Because of its string of accidents before the April 20 blowout in the
Gulf of Mexico, BP faced a possible ban on its federal contracting and
on new U.S. drilling leases, several senior former Environmental
Protection Agency department officials told ProPublica.

That inquiry has taken on new significance in light of the oil spill
in the gulf.

One key question the EPA will consider is whether the company's
leadership can be trusted and whether BP's culture can change.

The reports detailing the firm's Alaska investigations -- conducted by
outside lawyers and an internal BP committee in 2001, 2004 and 2007 --
were provided to ProPublica by a person close to the company who
thinks it has not done enough to fix its shortcomings.

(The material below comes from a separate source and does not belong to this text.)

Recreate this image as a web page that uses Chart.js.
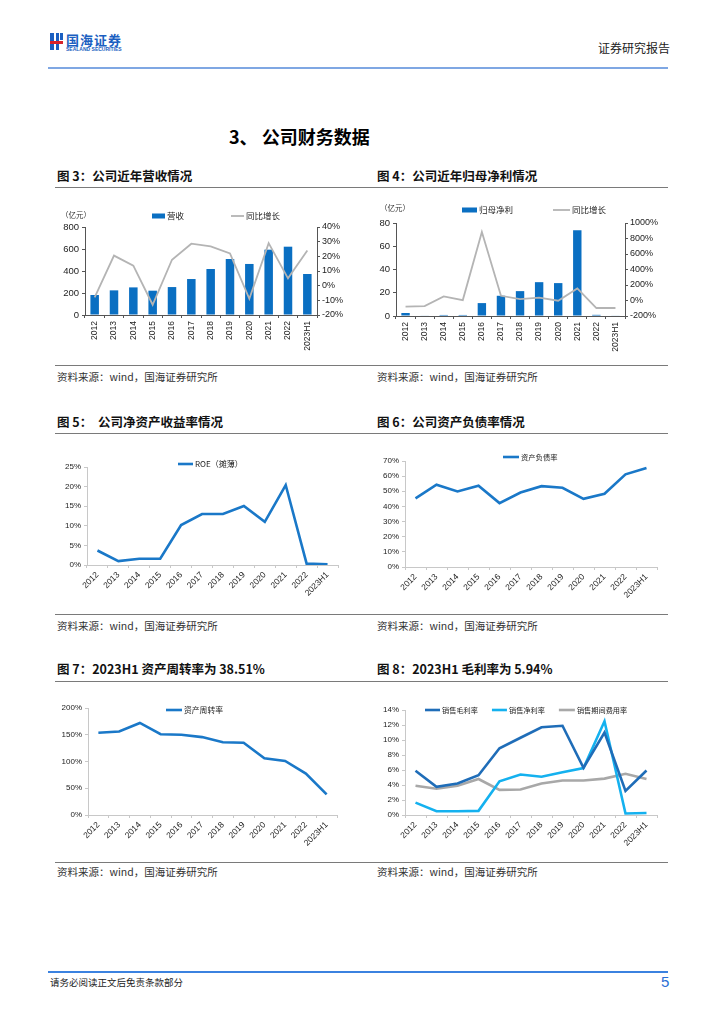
<!DOCTYPE html>
<html><head><meta charset="utf-8">
<script src="https://cdn.jsdelivr.net/npm/chart.js@4"></script>
<style>
body{margin:0;background:#fff;width:724px;height:1024px;position:relative;font-family:"Noto Sans CJK SC",sans-serif;overflow:hidden}
.abs{position:absolute;white-space:nowrap;line-height:1}
.hline{position:absolute;height:0;border-top:1px solid #7a7a7a}
.figt{position:absolute;font-size:12.5px;font-weight:bold;color:#111;line-height:1;white-space:nowrap}
.src{position:absolute;font-size:10.5px;color:#333;line-height:1;white-space:nowrap}
canvas{position:absolute}
</style></head><body>
<script>
// ---------- DATA ----------
const years = ['2012','2013','2014','2015','2016','2017','2018','2019','2020','2021','2022','2023H1'];
const revenue = [182,224,251,221,254,327,418,509,464,594,621,373];
const revenueYoY = [-8,20.5,13.6,-13,17.7,28.6,26.8,22,-9,29,5,24];
const netProfit = [2.6,0.5,0.9,0.9,11.1,17.4,21.4,29.1,28.3,73.7,1.0,0.5];
const netProfitYoY = [-80,-72,52,5,884,61,18,36,-3,156,-97,-97];
const roe = [3.7,1.0,1.6,1.6,10.2,13.0,13.0,15.05,11.0,20.4,0.34,0.2];
const debtRatio = [45.3,54.3,49.9,53.7,42.2,49.2,53.4,52.3,45.0,48.4,61.2,65.4];
const assetTurnover = [153.8,156,172,151,150,145.6,136,135,106,101,77.5,38.51];
const grossMargin = [5.9,3.75,4.2,5.3,8.9,10.3,11.7,11.9,6.3,11.0,3.2,5.94];
const netMargin = [1.65,0.5,0.5,0.55,4.5,5.4,5.1,5.7,6.25,12.5,0.2,0.27];
const expenseRatio = [3.9,3.5,3.9,4.8,3.35,3.4,4.2,4.6,4.6,4.85,5.5,4.8];
</script>

<!-- header -->
<div class="abs" style="left:50px;top:33px;width:4px;height:17px;background:#1b5fc1"></div>
<div class="abs" style="left:56px;top:33px;width:3px;height:17px;background:#1b5fc1"></div>
<div class="abs" style="left:50px;top:41px;width:13px;height:3px;background:#d8222a"></div>
<div class="abs" style="left:60px;top:33px;width:3px;height:7px;background:#1b5fc1"></div>
<div class="abs" style="left:66px;top:33px;font-size:13px;font-weight:bold;color:#1b5fc1;letter-spacing:1px">国海证券</div>
<div class="abs" style="left:66px;top:47px;font-size:5px;font-weight:bold;color:#1b5fc1;font-family:'Liberation Sans'">SEALAND SECURITIES</div>
<div class="abs" style="left:598px;top:42px;font-size:12px;color:#222">证券研究报告</div>
<div class="hline" style="left:48px;top:67px;width:620px;border-top:2px solid #7fa7e3"></div>

<div class="abs" style="left:229px;top:127px;font-size:18px;font-weight:bold;color:#000">3、 公司财务数据</div>

<div class="figt" style="left:57px;top:170px">图 3：公司近年营收情况</div>
<div class="figt" style="left:377px;top:170px">图 4：公司近年归母净利情况</div>
<div class="hline" style="left:55px;top:187px;width:613px"></div>
<canvas id="c3" width="290" height="155" style="left:55px;top:200px"></canvas>
<canvas id="c4" width="300" height="155" style="left:370px;top:200px"></canvas>
<div class="abs" style="left:61px;top:211px;font-size:7.5px;color:#333">（亿元）</div>
<div class="abs" style="left:380px;top:204px;font-size:7.5px;color:#333">（亿元）</div>
<div class="hline" style="left:55px;top:365px;width:613px"></div>
<div class="src" style="left:57px;top:372px">资料来源：wind，国海证券研究所</div>
<div class="src" style="left:377px;top:372px">资料来源：wind，国海证券研究所</div>

<div class="figt" style="left:57px;top:416px">图 5：&nbsp;&nbsp;公司净资产收益率情况</div>
<div class="figt" style="left:377px;top:416px">图 6：公司资产负债率情况</div>
<div class="hline" style="left:55px;top:433px;width:613px"></div>
<canvas id="c5" width="290" height="155" style="left:55px;top:450px"></canvas>
<canvas id="c6" width="300" height="155" style="left:370px;top:450px"></canvas>
<div class="hline" style="left:55px;top:614px;width:613px"></div>
<div class="src" style="left:57px;top:621px">资料来源：wind，国海证券研究所</div>
<div class="src" style="left:377px;top:621px">资料来源：wind，国海证券研究所</div>

<div class="figt" style="left:57px;top:663px">图 7：2023H1 资产周转率为 38.51%</div>
<div class="figt" style="left:377px;top:663px">图 8：2023H1 毛利率为 5.94%</div>
<div class="hline" style="left:55px;top:681px;width:613px"></div>
<canvas id="c7" width="290" height="160" style="left:55px;top:695px"></canvas>
<canvas id="c8" width="300" height="160" style="left:370px;top:695px"></canvas>
<div class="hline" style="left:55px;top:862px;width:613px"></div>
<div class="src" style="left:57px;top:867px">资料来源：wind，国海证券研究所</div>
<div class="src" style="left:377px;top:867px">资料来源：wind，国海证券研究所</div>

<div class="hline" style="left:48px;top:971px;width:620px;border-top:2px solid #3b82e0"></div>
<div class="src" style="left:50px;top:978px;color:#222;font-size:9.5px">请务必阅读正文后免责条款部分</div>
<div class="abs" style="left:661px;top:974px;font-size:15px;color:#2a6fd6;font-family:'Liberation Sans'">5</div>

<script>
Chart.defaults.animation = false;
Chart.defaults.responsive = false;
Chart.defaults.font.family = "'Liberation Sans', Arial, sans-serif";
Chart.defaults.color = '#222';

const inlineLegend = {
  id: 'inlineLegend',
  afterDraw(chart, args, o) {
    if (!o || o.x === undefined) return;
    const ctx = chart.ctx;
    ctx.save();
    ctx.font = o.fontSize + "px 'Noto Sans CJK SC'";
    ctx.textBaseline = 'middle';
    let x = o.x;
    chart.data.datasets.forEach((ds, i) => {
      const type = ds.type || chart.config.type;
      const w = o.symW[i];
      if (type === 'bar') {
        ctx.fillStyle = ds.backgroundColor;
        ctx.fillRect(x, o.y - o.barH / 2, w, o.barH);
      } else {
        ctx.strokeStyle = ds.borderColor;
        ctx.lineWidth = ds.borderWidth;
        ctx.beginPath(); ctx.moveTo(x, o.y); ctx.lineTo(x + w, o.y); ctx.stroke();
      }
      x += w + 2;
      ctx.fillStyle = '#222';
      ctx.fillText(ds.label, x, o.y);
      x += ctx.measureText(ds.label).width + o.gap;
    });
    ctx.restore();
  }
};
Chart.register(inlineLegend);

function fixW(w){ return s => { s.width = w; }; }
function fixH(h){ return s => { s.height = h; }; }
const pct = v => v + '%';

function comboChart(id, bars, line, barLabel, lineLabel, yl, yr, L, R, T, XH, leg) {
  new Chart(document.getElementById(id), {
    type: 'bar',
    data: {
      labels: years,
      datasets: [
        { type: 'bar', label: barLabel, data: bars, backgroundColor: '#0a6fc2', yAxisID: 'y', order: 2,
          barPercentage: 0.44, categoryPercentage: 1 },
        { type: 'line', label: lineLabel, data: line, borderColor: '#b4b4b4', borderWidth: 1.8, pointRadius: 0,
          tension: 0, yAxisID: 'y1', order: 1 }
      ]
    },
    options: {
      layout: { padding: { top: T, left: 0, right: 0, bottom: 0 } },
      plugins: { legend: { display: false }, tooltip: { enabled: false }, inlineLegend: leg },
      scales: {
        x: { afterFit: fixH(XH), border: { color: '#555' },
             grid: { drawOnChartArea: false, tickLength: 3, color: '#555', offset: true },
             ticks: { minRotation: 90, maxRotation: 90, font: { size: 8.5 }, padding: 3 } },
        y: { position: 'left', min: yl[0], max: yl[1], afterFit: fixW(L), border: { color: '#555' },
             grid: { drawOnChartArea: false, tickLength: 3, color: '#555' },
             ticks: { stepSize: yl[2], font: { size: 9.5 }, padding: 3 } },
        y1: { position: 'right', min: yr[0], max: yr[1], afterFit: fixW(R), border: { color: '#555' },
             grid: { drawOnChartArea: false, tickLength: 3, color: '#555' },
             ticks: { stepSize: yr[2], font: { size: 9 }, padding: 2, callback: pct } }
      }
    }
  });
}

comboChart('c3', revenue, revenueYoY, '营收', '同比增长', [0, 800, 200], [-20, 40, 10], 30, 28, 27, 40,
  { x: 97, y: 16, fontSize: 8.5, symW: [13, 13], barH: 5, gap: 47 });
comboChart('c4', netProfit, netProfitYoY, '归母净利', '同比增长', [0, 80, 20], [-200, 1000, 200], 26, 45, 23, 39,
  { x: 92, y: 10, fontSize: 8.5, symW: [15, 17], barH: 5, gap: 40 });

function lineChart(id, sets, yr, L, R, T, XH, leg) {
  new Chart(document.getElementById(id), {
    type: 'line',
    data: {
      labels: years,
      datasets: sets.map(s => ({ label: s[0], data: s[1], borderColor: s[2], borderWidth: 2.6, pointRadius: 0, tension: 0 }))
    },
    options: {
      layout: { padding: { top: T, right: R, left: 0, bottom: 0 } },
      plugins: { legend: { display: false }, tooltip: { enabled: false }, inlineLegend: leg },
      scales: {
        x: { offset: true, afterFit: fixH(XH), border: { color: '#c8c8c8' },
             grid: { drawOnChartArea: false, tickLength: 3, color: '#c8c8c8', offset: true },
             ticks: { minRotation: 45, maxRotation: 45, font: { size: 8.5 }, padding: 2 } },
        y: { min: yr[0], max: yr[1], afterFit: fixW(L), border: { color: '#c8c8c8' },
             grid: { drawOnChartArea: false, tickLength: 3, color: '#c8c8c8' },
             ticks: { stepSize: yr[2], font: { size: 8 }, padding: 3, callback: pct } }
      }
    }
  });
}

lineChart('c5', [['ROE（摊薄）', roe, '#1a78c8']], [0, 25, 5], 32, 7, 17, 40,
  { x: 123, y: 14, fontSize: 8, symW: [15], barH: 0, gap: 10 });
lineChart('c6', [['资产负债率', debtRatio, '#1a78c8']], [0, 70, 10], 35, 13, 11, 38,
  { x: 133, y: 7, fontSize: 7.3, symW: [16], barH: 0, gap: 10 });
lineChart('c7', [['资产周转率', assetTurnover, '#1a78c8']], [0, 200, 50], 33, 8, 13, 40,
  { x: 111, y: 15, fontSize: 7.8, symW: [16], barH: 0, gap: 10 });
lineChart('c8', [['销售毛利率', grossMargin, '#1f6db8'], ['销售净利率', netMargin, '#14b1ef'], ['销售期间费用率', expenseRatio, '#a8a8a8']],
  [0, 14, 2], 35, 13, 15, 40,
  { x: 55, y: 15, fontSize: 7.2, symW: [15, 15, 16], barH: 0, gap: 14 });
</script>
</body></html>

A 2001 report noted that BP had neglected key equipment needed for an
emergency shutdown, including safety shutoff valves and gas and fire
detectors similar to those that could have helped prevent the fire and
explosion on the Deepwater Horizon rig in the gulf.

A 2004 inquiry found a pattern of the company intimidating workers who
raised safety or environmental concerns.

It said managers shaved maintenance costs by using aging equipment for
as long as possible.

Accidents resulted, including the 200,000-gallon Prudhoe Bay pipeline
spill in 2006 -- the largest spill on Alaska's North Slope -- which
was blamed on a corroded pipeline.

Similar problems surfaced at BP facilities in California and Texas.

California officials alleged in 2002 that the company had falsified
inspections of fuel tanks at a Los Angeles area refinery and that more
than 80 percent of the facilities didn't meet requirements to maintain
storage tanks without leaks or damage.

Inspectors had to get a warrant before BP allowed them to check the
tanks.

The company eventually settled a lawsuit brought by the South Coast
Air Quality Management District for more than $100 million.

Three years later, a Texas City refinery exploded, killing 15 people.

An investigation found that a warning system failed, and independent
experts found that "significant process safety issues exist at all
five U.S. refineries, not just Texas City."